CHICAGO (CN) – The 7th Circuit said an environmental group can fight the Army Corps of Engineers from allowing Waste Management of Illinois from destroying 18.4 acres of wetlands known as the American Bottom.
The American Bottom, a 175-square-mile floodplain of the Mississippi River in southwest Illinois, across the river from St. Louis, has wetlands that provide habitat for many species of wildlife. It also is home to the Milam Recycling and Disposal Facility, just a short distance from Horseshoe State Park. Waste Management owns another 220 acres between the landfill and the park.
As the Milam dump nears capacity, Waste Management sought a permit from the EPA to build a second landfill within half a mile of the state park. The permit is pending.
But Waste Management has obtained a permit to remove soil from wetlands it owns, to cover the landfill.

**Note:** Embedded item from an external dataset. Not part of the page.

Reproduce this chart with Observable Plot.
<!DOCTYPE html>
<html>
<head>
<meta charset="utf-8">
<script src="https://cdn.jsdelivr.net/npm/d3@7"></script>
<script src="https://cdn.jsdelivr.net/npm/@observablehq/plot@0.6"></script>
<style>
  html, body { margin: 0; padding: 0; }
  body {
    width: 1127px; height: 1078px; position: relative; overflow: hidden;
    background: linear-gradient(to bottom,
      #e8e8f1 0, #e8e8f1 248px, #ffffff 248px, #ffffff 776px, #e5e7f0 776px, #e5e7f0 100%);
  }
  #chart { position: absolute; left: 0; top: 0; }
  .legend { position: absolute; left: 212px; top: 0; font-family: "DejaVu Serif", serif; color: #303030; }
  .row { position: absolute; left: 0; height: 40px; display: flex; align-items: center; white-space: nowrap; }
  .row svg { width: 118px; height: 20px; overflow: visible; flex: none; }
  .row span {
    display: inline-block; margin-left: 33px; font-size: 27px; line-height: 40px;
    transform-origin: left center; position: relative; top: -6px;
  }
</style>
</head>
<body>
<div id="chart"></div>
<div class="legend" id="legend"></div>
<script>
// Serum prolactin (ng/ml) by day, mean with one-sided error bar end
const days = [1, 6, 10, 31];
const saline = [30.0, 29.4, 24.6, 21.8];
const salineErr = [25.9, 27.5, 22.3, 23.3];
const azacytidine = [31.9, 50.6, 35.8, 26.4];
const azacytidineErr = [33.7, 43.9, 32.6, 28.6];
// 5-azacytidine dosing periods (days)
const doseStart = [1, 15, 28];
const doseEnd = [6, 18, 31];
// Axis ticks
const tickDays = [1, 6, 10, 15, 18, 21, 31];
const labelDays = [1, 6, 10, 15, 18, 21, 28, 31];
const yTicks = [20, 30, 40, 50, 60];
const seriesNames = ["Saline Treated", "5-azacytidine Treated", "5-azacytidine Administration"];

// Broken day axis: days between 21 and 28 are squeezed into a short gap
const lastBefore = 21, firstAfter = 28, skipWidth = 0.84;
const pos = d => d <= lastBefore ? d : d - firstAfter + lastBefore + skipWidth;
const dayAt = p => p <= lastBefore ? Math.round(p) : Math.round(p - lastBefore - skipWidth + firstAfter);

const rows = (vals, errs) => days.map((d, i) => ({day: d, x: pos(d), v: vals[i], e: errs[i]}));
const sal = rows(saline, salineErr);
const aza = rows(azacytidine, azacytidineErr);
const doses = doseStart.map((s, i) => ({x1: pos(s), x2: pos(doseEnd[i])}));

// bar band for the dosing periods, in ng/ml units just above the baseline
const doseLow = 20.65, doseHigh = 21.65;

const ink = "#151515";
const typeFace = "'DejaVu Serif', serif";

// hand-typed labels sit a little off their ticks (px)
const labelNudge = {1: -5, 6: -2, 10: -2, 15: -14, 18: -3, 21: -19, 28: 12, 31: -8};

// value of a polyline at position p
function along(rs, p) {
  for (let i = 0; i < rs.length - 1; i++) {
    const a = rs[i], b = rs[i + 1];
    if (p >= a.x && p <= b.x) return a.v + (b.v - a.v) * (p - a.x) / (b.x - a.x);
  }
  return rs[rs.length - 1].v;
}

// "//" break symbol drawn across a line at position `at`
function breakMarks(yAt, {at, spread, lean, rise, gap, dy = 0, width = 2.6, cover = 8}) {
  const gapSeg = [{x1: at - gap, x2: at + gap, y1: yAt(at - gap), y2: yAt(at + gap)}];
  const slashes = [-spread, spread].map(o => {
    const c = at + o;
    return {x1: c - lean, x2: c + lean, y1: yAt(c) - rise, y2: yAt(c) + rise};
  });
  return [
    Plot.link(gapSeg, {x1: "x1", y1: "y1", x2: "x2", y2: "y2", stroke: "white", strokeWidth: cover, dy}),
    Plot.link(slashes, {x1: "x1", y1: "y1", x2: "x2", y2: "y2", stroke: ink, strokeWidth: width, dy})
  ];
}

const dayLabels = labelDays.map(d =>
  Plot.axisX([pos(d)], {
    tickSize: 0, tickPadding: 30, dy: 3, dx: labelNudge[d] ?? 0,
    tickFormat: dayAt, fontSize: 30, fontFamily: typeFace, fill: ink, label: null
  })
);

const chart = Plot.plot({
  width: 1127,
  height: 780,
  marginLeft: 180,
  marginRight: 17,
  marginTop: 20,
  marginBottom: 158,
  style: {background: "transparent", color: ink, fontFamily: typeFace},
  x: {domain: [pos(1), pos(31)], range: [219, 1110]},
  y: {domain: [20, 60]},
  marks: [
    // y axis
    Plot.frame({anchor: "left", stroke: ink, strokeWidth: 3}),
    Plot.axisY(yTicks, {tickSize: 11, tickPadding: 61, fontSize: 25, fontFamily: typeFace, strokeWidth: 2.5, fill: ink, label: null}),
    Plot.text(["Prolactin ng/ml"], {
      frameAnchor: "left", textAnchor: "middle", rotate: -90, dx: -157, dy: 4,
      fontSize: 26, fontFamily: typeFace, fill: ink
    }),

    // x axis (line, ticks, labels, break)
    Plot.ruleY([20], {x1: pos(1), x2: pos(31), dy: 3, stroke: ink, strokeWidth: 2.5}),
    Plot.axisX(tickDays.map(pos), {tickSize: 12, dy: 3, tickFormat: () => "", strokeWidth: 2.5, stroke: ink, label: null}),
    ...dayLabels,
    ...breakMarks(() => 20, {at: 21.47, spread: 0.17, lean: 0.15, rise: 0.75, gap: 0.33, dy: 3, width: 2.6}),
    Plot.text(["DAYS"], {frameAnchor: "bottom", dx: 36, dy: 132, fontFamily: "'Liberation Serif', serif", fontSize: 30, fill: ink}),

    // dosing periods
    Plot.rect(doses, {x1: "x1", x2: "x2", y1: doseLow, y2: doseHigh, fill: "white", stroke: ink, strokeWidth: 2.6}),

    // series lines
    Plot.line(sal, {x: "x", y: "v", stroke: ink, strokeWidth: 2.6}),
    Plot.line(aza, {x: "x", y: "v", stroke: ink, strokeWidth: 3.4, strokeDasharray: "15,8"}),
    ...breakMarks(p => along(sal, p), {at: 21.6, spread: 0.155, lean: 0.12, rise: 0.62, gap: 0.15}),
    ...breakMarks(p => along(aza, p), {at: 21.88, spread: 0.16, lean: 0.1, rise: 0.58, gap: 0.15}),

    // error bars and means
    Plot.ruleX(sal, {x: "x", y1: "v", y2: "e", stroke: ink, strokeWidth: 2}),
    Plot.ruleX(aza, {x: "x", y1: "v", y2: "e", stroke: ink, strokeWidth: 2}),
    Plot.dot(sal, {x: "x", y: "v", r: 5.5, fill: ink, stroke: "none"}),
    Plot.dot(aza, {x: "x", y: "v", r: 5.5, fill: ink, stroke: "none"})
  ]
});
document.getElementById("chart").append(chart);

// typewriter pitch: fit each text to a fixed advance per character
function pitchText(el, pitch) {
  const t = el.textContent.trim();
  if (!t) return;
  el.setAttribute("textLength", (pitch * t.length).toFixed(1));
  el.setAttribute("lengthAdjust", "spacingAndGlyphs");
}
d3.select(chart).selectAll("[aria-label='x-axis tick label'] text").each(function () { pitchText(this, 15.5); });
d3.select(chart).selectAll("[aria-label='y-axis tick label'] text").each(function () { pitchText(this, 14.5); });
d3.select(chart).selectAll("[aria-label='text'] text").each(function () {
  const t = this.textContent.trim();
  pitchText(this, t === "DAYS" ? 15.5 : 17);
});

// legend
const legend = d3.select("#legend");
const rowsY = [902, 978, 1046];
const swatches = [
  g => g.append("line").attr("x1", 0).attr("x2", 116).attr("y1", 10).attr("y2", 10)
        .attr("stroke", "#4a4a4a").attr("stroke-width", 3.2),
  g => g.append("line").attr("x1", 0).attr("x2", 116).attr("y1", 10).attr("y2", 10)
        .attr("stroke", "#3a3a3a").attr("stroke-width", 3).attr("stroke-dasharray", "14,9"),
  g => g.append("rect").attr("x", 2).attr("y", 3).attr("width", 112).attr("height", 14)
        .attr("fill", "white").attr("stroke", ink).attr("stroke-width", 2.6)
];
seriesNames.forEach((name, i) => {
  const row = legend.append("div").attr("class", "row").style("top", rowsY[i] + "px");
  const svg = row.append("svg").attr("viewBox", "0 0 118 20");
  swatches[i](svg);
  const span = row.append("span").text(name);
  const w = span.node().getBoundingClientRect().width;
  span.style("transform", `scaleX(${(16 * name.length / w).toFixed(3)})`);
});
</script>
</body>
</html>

Removal of the soil will destroy the wetlands. The Army Corps of Engineers granted the request, provided that Waste Management create a wetlands twice as large on a nearby tract.
The American Bottom Conservancy sued the Corps of Engineers for issuing the permit. Destroying the wetlands would have disastrous effects on local wildlife that the artificially created wetlands could not mitigate, the group says.
U.S. District Judge Patrick Murphy dismissed the complaint in Illinois, finding that the Conservancy had not been injured by the project and lacked standing.
The 7th Circuit reversed last week, finding that the likely decrease in wildlife that visitors to the state park would be able to see was an injury great enough to confer standing.
“The district judge thought that to establish standing the affiants had to attest that they would be so upset by the diminution in their bird- and wildlife-watching activities that they would no longer visit the state park,” U.S. District Judge Richard Posner wrote. “That is wrong; it is enough to confer standing that their pleasure is diminished even if not to the point that they abandon the site.”
Judge Posner added: “If the American Bottom Conservancy can prevent the wetlands’ destruction by knocking out the Corps of Engineers permit, there will be no North Milam landfill. And so a judgment in the plaintiffs favor in the present lawsuit would eliminate probable injury from the landfill. No more is necessary to establish standing.”
Despite the ruling, the fate of the wetlands remains uncertain because the Corps of Engineers is not required to consider the negative environmental effects when granting a permit.